(Stored records)
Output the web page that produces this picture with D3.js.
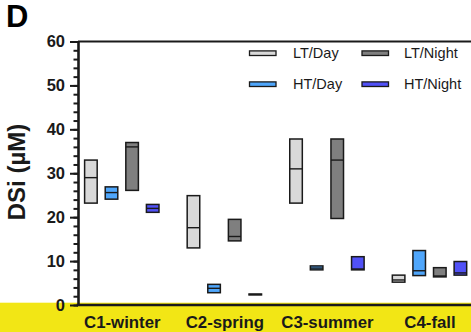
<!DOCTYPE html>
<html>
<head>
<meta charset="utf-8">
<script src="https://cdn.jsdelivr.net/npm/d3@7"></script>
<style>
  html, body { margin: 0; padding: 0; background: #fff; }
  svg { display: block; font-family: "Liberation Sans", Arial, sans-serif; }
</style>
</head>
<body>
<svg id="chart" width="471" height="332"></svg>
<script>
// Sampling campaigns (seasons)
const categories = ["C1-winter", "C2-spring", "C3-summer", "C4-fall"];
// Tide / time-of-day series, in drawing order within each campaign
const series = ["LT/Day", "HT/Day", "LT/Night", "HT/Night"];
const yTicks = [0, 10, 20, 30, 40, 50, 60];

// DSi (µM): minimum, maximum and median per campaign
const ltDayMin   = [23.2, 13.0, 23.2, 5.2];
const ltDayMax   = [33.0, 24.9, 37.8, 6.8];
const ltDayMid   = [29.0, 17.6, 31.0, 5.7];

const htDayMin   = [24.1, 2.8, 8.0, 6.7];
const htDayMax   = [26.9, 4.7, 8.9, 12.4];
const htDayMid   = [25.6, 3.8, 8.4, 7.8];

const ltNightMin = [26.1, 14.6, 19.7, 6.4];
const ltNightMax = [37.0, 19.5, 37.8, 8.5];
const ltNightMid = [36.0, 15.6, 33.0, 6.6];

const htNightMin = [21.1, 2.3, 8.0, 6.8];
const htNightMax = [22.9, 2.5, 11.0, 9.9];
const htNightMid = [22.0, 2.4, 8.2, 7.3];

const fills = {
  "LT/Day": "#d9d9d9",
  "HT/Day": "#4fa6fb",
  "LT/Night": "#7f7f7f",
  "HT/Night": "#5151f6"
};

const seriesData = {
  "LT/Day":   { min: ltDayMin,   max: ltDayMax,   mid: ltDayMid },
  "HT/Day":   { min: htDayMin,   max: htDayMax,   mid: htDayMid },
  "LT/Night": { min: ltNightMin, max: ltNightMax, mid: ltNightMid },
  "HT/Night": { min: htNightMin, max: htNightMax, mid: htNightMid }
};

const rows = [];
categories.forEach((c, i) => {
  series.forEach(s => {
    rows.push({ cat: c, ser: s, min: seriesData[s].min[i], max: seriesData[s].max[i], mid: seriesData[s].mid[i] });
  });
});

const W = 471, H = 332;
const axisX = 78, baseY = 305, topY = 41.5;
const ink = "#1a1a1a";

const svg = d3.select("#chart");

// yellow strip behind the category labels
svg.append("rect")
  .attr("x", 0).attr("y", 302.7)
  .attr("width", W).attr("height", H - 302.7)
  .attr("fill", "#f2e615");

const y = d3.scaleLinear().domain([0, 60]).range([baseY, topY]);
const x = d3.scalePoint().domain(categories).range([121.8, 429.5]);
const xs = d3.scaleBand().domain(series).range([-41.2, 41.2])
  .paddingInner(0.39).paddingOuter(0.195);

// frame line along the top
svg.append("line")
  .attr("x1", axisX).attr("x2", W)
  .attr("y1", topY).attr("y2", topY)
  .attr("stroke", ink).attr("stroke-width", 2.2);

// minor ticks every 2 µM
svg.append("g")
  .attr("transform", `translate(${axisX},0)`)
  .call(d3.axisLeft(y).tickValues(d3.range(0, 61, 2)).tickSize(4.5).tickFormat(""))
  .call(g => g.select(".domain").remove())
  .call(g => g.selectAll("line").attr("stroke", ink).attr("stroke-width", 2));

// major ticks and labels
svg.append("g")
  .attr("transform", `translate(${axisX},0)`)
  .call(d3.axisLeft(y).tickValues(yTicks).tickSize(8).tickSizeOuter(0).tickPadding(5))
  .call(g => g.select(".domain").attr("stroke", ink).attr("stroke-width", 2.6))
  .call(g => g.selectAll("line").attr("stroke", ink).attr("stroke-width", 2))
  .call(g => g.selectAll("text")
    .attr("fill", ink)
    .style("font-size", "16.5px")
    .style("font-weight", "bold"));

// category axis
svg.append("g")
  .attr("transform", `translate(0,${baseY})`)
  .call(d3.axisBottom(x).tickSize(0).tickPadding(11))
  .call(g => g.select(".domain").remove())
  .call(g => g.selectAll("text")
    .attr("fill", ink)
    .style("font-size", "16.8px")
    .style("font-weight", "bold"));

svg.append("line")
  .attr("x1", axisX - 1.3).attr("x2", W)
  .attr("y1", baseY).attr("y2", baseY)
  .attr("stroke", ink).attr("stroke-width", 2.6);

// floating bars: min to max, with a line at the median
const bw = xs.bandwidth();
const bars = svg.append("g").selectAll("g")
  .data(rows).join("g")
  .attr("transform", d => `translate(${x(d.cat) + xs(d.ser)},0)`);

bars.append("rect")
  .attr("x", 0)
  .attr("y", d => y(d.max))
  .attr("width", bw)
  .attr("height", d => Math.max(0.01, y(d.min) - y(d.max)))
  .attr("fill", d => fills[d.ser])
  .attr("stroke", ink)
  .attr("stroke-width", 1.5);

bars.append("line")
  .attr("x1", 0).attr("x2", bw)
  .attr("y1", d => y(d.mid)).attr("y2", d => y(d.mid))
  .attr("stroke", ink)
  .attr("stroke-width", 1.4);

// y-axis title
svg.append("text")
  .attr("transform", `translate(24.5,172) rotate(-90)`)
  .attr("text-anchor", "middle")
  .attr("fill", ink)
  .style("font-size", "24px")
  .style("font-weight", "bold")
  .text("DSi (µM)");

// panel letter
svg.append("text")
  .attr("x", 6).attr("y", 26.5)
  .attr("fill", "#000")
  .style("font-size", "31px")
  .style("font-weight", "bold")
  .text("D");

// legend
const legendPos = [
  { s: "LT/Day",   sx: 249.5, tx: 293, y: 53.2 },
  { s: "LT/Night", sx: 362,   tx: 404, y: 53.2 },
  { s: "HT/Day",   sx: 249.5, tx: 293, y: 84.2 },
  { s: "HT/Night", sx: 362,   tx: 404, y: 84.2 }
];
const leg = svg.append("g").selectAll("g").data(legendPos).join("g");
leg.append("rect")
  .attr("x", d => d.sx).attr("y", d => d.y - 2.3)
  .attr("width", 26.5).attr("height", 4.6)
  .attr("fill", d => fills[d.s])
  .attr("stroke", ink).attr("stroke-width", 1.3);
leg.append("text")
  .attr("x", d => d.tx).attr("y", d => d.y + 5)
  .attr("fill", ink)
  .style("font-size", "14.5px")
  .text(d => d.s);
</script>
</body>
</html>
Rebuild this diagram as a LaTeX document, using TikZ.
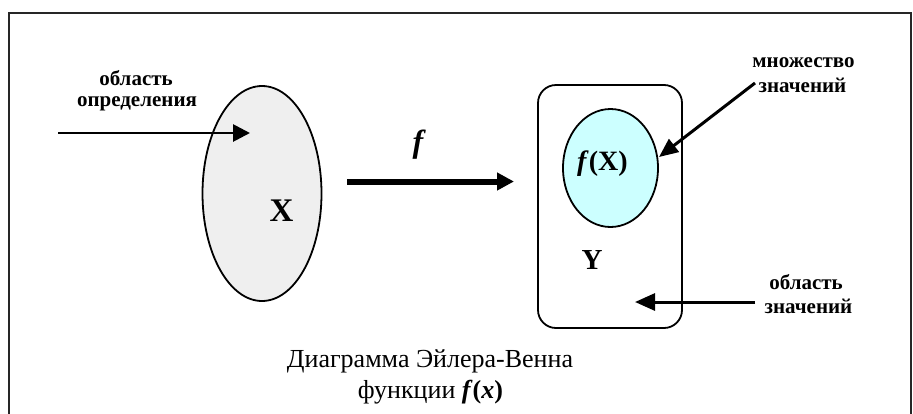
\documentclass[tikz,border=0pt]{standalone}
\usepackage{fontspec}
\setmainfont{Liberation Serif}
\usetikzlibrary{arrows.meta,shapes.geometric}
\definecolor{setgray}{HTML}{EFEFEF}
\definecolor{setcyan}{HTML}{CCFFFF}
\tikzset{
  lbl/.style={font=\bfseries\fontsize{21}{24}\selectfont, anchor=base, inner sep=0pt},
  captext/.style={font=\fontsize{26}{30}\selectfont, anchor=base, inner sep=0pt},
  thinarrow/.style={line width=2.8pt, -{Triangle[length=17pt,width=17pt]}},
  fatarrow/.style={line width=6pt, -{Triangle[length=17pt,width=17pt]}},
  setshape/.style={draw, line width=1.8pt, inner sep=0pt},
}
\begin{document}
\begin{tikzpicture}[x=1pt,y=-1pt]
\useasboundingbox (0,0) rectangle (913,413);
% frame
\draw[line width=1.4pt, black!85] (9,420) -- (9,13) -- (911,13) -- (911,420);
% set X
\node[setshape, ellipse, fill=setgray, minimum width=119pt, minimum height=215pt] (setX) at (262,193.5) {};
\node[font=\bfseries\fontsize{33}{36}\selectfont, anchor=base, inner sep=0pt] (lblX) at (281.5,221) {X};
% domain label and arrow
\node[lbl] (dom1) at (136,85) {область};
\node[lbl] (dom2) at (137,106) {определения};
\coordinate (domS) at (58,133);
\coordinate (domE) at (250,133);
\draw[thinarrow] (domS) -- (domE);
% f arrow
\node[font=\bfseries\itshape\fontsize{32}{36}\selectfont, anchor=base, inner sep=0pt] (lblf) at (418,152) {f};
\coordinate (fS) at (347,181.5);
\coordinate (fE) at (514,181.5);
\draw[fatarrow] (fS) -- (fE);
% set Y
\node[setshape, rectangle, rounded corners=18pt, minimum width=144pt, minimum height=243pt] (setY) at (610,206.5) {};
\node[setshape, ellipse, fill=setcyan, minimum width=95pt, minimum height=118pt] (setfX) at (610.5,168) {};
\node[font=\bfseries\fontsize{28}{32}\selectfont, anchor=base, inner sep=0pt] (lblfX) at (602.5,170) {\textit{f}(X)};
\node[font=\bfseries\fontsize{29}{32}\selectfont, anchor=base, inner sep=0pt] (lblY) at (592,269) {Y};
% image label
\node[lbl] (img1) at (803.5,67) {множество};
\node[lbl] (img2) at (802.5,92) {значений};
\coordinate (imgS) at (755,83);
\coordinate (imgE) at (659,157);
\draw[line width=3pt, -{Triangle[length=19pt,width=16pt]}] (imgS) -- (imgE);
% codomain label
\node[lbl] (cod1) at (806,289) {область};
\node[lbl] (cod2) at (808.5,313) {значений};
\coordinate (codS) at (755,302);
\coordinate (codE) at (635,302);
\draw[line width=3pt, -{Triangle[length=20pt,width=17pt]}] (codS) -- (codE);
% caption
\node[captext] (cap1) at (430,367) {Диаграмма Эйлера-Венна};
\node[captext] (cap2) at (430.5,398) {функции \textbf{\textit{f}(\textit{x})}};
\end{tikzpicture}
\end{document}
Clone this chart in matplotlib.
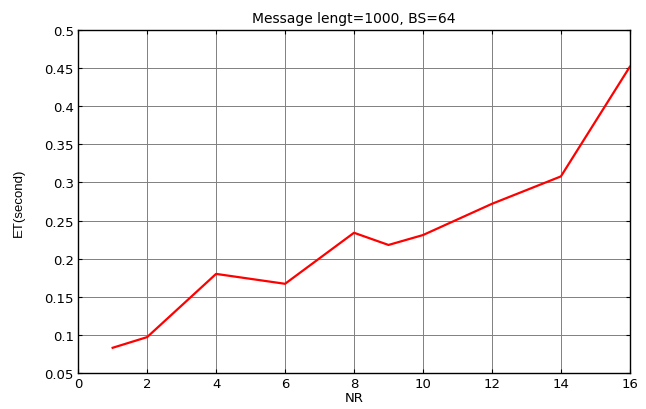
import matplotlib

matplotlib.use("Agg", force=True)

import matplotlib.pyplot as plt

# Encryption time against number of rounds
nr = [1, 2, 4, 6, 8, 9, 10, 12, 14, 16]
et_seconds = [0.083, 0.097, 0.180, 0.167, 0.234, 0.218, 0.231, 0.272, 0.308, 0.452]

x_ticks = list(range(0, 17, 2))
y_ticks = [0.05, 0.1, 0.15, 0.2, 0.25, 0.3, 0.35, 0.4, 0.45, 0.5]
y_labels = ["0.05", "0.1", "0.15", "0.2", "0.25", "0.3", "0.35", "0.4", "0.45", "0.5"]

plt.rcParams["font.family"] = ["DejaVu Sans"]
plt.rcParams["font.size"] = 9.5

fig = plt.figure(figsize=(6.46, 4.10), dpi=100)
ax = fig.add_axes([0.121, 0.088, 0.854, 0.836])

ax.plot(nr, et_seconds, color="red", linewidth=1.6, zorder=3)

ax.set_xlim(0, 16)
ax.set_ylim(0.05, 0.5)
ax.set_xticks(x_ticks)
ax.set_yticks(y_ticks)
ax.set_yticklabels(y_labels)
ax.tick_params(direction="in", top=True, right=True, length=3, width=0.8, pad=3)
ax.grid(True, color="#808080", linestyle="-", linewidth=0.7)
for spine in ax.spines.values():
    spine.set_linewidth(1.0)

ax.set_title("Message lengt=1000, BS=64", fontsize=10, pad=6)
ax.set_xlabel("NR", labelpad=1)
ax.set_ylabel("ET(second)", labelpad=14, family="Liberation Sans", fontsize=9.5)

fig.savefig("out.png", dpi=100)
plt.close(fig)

What you should do:
Leave the pictures out, then copy word for word only the lines from the one containing "Clone this chart in matplotlib." through the one containing "0.272, 0.308, 0.452]", both included.

Exercise answer:
Clone this chart in matplotlib.
import matplotlib

matplotlib.use("Agg", force=True)

import matplotlib.pyplot as plt

# Encryption time against number of rounds
nr = [1, 2, 4, 6, 8, 9, 10, 12, 14, 16]
et_seconds = [0.083, 0.097, 0.180, 0.167, 0.234, 0.218, 0.231, 0.272, 0.308, 0.452]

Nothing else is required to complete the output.